WORK REQUIRED: Omitting the pictures, copy exactly each line from the one containing "Give me the" up to and including the one containing "var lineCol = '#5c5c5c';".

PROVIDED INFORMATION:
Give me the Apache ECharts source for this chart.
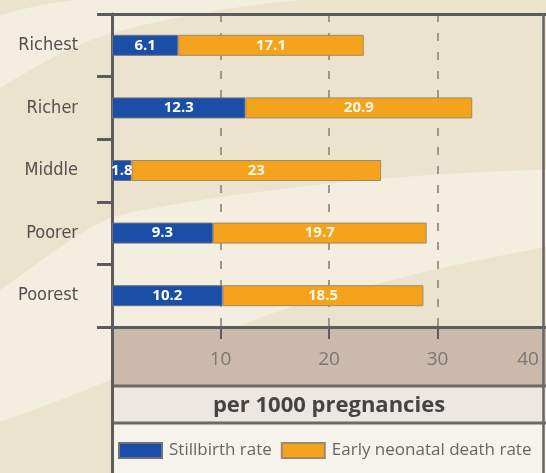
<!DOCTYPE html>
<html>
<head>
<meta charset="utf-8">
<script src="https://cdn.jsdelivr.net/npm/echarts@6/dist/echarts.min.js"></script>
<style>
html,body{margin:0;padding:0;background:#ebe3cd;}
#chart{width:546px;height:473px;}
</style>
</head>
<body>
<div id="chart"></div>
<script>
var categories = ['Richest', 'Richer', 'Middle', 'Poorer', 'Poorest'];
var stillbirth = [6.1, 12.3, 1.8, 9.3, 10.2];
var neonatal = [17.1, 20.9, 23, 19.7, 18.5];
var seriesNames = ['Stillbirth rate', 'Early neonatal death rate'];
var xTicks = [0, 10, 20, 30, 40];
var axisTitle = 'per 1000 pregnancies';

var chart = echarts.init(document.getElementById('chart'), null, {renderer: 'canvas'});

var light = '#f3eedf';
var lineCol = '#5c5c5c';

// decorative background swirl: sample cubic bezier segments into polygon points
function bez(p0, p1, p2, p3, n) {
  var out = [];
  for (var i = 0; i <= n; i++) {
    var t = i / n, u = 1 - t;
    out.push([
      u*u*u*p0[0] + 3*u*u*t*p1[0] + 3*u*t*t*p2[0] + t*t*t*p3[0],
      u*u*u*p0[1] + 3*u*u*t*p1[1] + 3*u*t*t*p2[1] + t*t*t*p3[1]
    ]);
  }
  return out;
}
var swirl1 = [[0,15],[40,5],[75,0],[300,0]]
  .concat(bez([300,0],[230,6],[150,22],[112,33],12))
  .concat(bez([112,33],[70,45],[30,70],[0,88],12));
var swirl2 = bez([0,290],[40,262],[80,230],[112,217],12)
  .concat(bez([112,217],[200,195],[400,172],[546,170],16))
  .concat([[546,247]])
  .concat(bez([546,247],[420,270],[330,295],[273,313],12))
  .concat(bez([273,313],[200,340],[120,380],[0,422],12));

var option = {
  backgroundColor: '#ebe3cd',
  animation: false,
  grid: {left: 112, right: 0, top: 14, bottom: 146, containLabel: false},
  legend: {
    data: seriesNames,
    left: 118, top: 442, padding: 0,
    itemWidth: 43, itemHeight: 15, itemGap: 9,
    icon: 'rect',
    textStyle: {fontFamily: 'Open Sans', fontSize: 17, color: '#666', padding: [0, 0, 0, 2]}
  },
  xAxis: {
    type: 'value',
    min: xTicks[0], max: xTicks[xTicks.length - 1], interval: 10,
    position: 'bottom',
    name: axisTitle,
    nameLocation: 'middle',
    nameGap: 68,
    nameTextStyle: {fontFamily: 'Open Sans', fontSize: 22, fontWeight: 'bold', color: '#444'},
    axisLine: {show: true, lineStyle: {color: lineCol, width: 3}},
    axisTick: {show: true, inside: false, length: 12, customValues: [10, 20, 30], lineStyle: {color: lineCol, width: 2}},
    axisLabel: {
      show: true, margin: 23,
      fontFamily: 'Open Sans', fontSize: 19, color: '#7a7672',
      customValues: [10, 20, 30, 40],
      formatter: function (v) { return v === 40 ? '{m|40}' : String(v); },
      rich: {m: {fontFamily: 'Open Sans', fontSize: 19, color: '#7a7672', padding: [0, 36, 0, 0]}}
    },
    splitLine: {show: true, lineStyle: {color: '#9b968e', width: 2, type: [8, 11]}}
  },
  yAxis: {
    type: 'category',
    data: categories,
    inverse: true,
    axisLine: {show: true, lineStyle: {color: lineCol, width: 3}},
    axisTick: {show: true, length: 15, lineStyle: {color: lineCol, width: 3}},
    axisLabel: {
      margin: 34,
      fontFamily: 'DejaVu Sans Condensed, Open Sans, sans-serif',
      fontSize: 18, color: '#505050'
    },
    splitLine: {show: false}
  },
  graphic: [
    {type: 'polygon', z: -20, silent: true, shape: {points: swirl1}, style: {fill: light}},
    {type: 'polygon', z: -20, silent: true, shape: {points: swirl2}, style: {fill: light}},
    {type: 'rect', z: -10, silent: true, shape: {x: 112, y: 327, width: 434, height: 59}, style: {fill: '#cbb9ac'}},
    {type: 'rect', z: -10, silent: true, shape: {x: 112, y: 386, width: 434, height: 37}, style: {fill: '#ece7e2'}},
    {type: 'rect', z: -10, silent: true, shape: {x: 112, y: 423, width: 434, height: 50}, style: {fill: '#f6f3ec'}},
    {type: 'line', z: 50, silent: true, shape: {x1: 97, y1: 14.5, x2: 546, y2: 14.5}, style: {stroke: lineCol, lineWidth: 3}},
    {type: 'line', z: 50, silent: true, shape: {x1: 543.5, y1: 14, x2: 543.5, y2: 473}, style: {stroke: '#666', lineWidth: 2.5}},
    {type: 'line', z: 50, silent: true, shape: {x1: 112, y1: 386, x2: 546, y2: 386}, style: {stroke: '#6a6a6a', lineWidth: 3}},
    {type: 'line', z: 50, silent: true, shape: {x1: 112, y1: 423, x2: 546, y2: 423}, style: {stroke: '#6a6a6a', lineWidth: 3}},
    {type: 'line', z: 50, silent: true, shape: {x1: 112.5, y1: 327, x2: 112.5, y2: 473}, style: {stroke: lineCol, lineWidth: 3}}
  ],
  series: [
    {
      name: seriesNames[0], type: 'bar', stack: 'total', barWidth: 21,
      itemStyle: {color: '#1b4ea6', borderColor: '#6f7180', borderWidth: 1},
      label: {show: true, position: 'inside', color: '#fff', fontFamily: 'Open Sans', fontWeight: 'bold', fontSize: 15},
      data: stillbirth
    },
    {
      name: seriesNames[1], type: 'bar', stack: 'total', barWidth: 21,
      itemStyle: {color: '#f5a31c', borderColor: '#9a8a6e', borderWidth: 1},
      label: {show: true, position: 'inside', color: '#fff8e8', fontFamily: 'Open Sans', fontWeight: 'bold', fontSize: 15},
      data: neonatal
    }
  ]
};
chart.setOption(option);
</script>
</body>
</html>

---

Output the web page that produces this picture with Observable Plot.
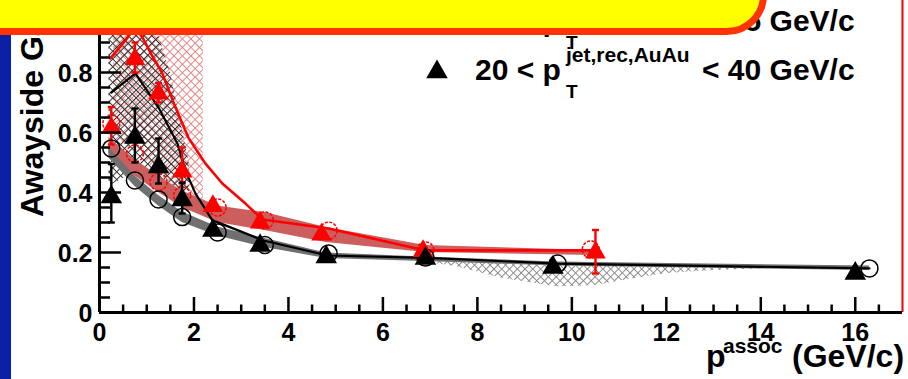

RESULT OF THIS TASK:
Give me the Apache ECharts source for this chart.
<!DOCTYPE html>
<html>
<head>
<meta charset="utf-8">
<script src="https://cdn.jsdelivr.net/npm/echarts@6/dist/echarts.min.js"></script>
<style>
html,body{margin:0;padding:0;background:#ebe3cd;}
#chart{width:546px;height:473px;}
</style>
</head>
<body>
<div id="chart"></div>
<script>
var categories = ['Richest', 'Richer', 'Middle', 'Poorer', 'Poorest'];
var stillbirth = [6.1, 12.3, 1.8, 9.3, 10.2];
var neonatal = [17.1, 20.9, 23, 19.7, 18.5];
var seriesNames = ['Stillbirth rate', 'Early neonatal death rate'];
var xTicks = [0, 10, 20, 30, 40];
var axisTitle = 'per 1000 pregnancies';

var chart = echarts.init(document.getElementById('chart'), null, {renderer: 'canvas'});

var light = '#f3eedf';
var lineCol = '#5c5c5c';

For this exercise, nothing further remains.